Gara-gara peristiwa itu, tentara Jepang merazia Asrama Menetng 31. Para pemimpin API, termasuk Aidit dibawa ke penjara Jatinegara. Setelah berhasil menyogok penjaga penjara, mereka kabur. Aidit kembali ke jalan, memimpin API Jakarta untuk melakukan serangan-serangan kecil ke tentara NICA yang membonceng sekutu, September 1945.

Para aktivis API ini bermarkas di tepi Jalan Kramat Raya. Sebuah gerbong trem sengaja mereka taruh di depan pos untuk bersembunyi saat membidik patroli sekutu. Hampir setiap jeep sekutu yang melaju dari Markas Batalion X di Lapangan Banteng menuju Jatinegara mereka tembaki. Kalau dikejar, mereka berpencar melarikan diri ke perkampungan Kramat Pulo. Kejadian itu terjadi berulang-ulang hingga Sekutu meledakkan markas API.

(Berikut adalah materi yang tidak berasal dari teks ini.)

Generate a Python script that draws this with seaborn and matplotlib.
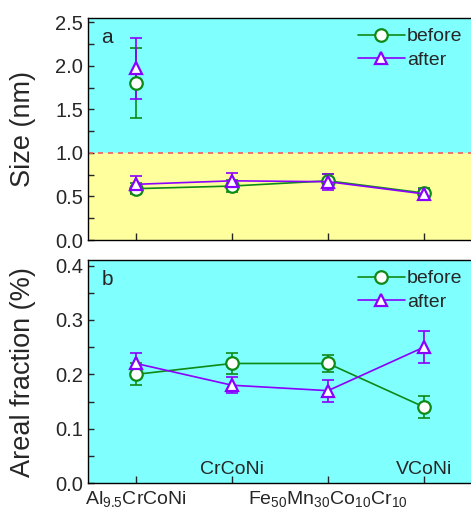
import numpy as np
import pandas as pd
import matplotlib
matplotlib.use("Agg")
import matplotlib.pyplot as plt
from matplotlib.ticker import MultipleLocator, FixedLocator, FixedFormatter
import seaborn as sns

# data
alloys = [r'Al$_{9.5}$CrCoNi', 'CrCoNi', r'Fe$_{50}$Mn$_{30}$Co$_{10}$Cr$_{10}$', 'VCoNi']
xpos = [1, 2, 3, 4]

size_before = [0.59, 0.62, 0.68, 0.54]
size_before_err = [0.06, 0.07, 0.08, 0.06]
size_after = [0.64, 0.68, 0.67, 0.53]
size_after_err = [0.10, 0.09, 0.09, 0.06]

# second (large) population in Al9.5CrCoNi
big_before = [1.80]
big_before_err = [0.40]
big_after = [1.97]
big_after_err = [0.35]

frac_before = [0.20, 0.22, 0.22, 0.14]
frac_before_err = [0.02, 0.02, 0.015, 0.02]
frac_after = [0.22, 0.18, 0.17, 0.25]
frac_after_err = [0.02, 0.015, 0.02, 0.03]

sns.set_theme(style="ticks")
plt.rcParams['font.family'] = ['Liberation Sans', 'DejaVu Sans']
plt.rcParams['mathtext.default'] = 'regular'

green = '#0E8A16'
purple = '#8A00FF'
cyan = '#80FFFF'
yellow = '#FFFF9E'

fig = plt.figure(figsize=(4.71, 5.14), dpi=100)
ax1 = fig.add_axes([0.187, 0.533, 0.815, 0.432])
ax2 = fig.add_axes([0.187, 0.060, 0.815, 0.434])


def draw_series(ax, x, y, err, color, marker, label):
    ax.errorbar(x, y, yerr=err, fmt='none', ecolor=color, elinewidth=1.2,
                capsize=4, capthick=1.2, zorder=2)
    sns.lineplot(x=x, y=y, ax=ax, color=color, marker=marker, markersize=9,
                 markerfacecolor='white', markeredgecolor=color, markeredgewidth=1.6,
                 linewidth=1.2, label=label, zorder=3, legend=False)


# 上图：尺寸
ax1.set_facecolor(cyan)
ax1.axhspan(0, 1.0, color=yellow, zorder=0)
ax1.axhline(1.0, color='#F06060', linestyle=(0, (3, 3)), linewidth=1.2, zorder=1)
draw_series(ax1, xpos, size_before, size_before_err, green, 'o', 'before')
draw_series(ax1, xpos, size_after, size_after_err, purple, '^', 'after')
draw_series(ax1, xpos[:1], big_before, big_before_err, green, 'o', None)
draw_series(ax1, xpos[:1], big_after, big_after_err, purple, '^', None)
ax1.set_ylim(0, 2.55)
ax1.yaxis.set_major_locator(MultipleLocator(0.5))
ax1.yaxis.set_minor_locator(MultipleLocator(0.25))
ax1.set_ylabel('Size (nm)', fontsize=19.5)
ax1.set_xticks(xpos)
ax1.set_xticklabels([])
ax1.text(0.035, 0.955, 'a', transform=ax1.transAxes, fontsize=15, va='top')

# 下图：面积分数
ax2.set_facecolor(cyan)
draw_series(ax2, xpos, frac_before, frac_before_err, green, 'o', 'before')
draw_series(ax2, xpos, frac_after, frac_after_err, purple, '^', 'after')
ax2.set_ylim(0, 0.41)
ax2.yaxis.set_major_locator(MultipleLocator(0.1))
ax2.yaxis.set_minor_locator(MultipleLocator(0.05))
ax2.set_ylabel('Areal fraction (%)', fontsize=19.5)
ax2.text(0.035, 0.955, 'b', transform=ax2.transAxes, fontsize=15, va='top')

# labels 1 and 3 below the axis (major), labels 2 and 4 inside the axes (minor)
ax2.xaxis.set_major_locator(FixedLocator(xpos[0::2]))
ax2.xaxis.set_major_formatter(FixedFormatter(alloys[0::2]))
ax2.xaxis.set_minor_locator(FixedLocator(xpos[1::2]))
ax2.xaxis.set_minor_formatter(FixedFormatter(alloys[1::2]))
ax2.tick_params(axis='x', which='both', labelsize=14)
ax2.tick_params(axis='x', which='minor', direction='in', length=5, width=1, pad=-16)

for ax in (ax1, ax2):
    ax.set_xlim(0.5, 4.5)
    ax.set_xlabel('')
    ax.tick_params(axis='both', which='both', direction='in', top=False, right=False)
    ax.tick_params(axis='y', which='major', length=4, width=1, labelsize=14.5)
    ax.tick_params(axis='y', which='minor', length=4, width=1)
    ax.tick_params(axis='x', which='major', length=5, width=1, pad=4)
    ax.yaxis.set_label_coords(-0.135, 0.5)
    for sp in ax.spines.values():
        sp.set_linewidth(1.0)
        sp.set_color('black')
    ax.spines['right'].set_visible(False)
    ax.grid(False)
    leg = ax.legend(loc='upper right', frameon=False, fontsize=14, handlelength=2.4,
                    handletextpad=0.1, borderaxespad=0.1, labelspacing=0.3)

fig.savefig('out.png', dpi=100)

Puncak aktivitas Aidit pada periode kemerdekaan adalah pada tanggal 5 November 1945. Ketika itu, Aidit bersama sekelompok pemuda menyerbu pos pertahanan KNIL atau tentara Kerajaan Hindia Belanda. Namun sial, mereka kepergok patroli tentara Inggris dengan lima truk. 30 aktivis tertangkap, termasuk Aidit. Belanda lalu membuangnya di Pulau Onrust, Kepulauan Seribu.

Aidit bebas setelah tujuh bulan kemudian, setelah kesepakatan Hoge Voluwe di Belanda pada tanggal 24 April 1946. Ketika itu, ibukota sudah berpindah ke Yogyakarta. Cuma sehari di Jakarta, Aidit menyusul teman-temannya ke Yogya melalui kereta dari Karawang.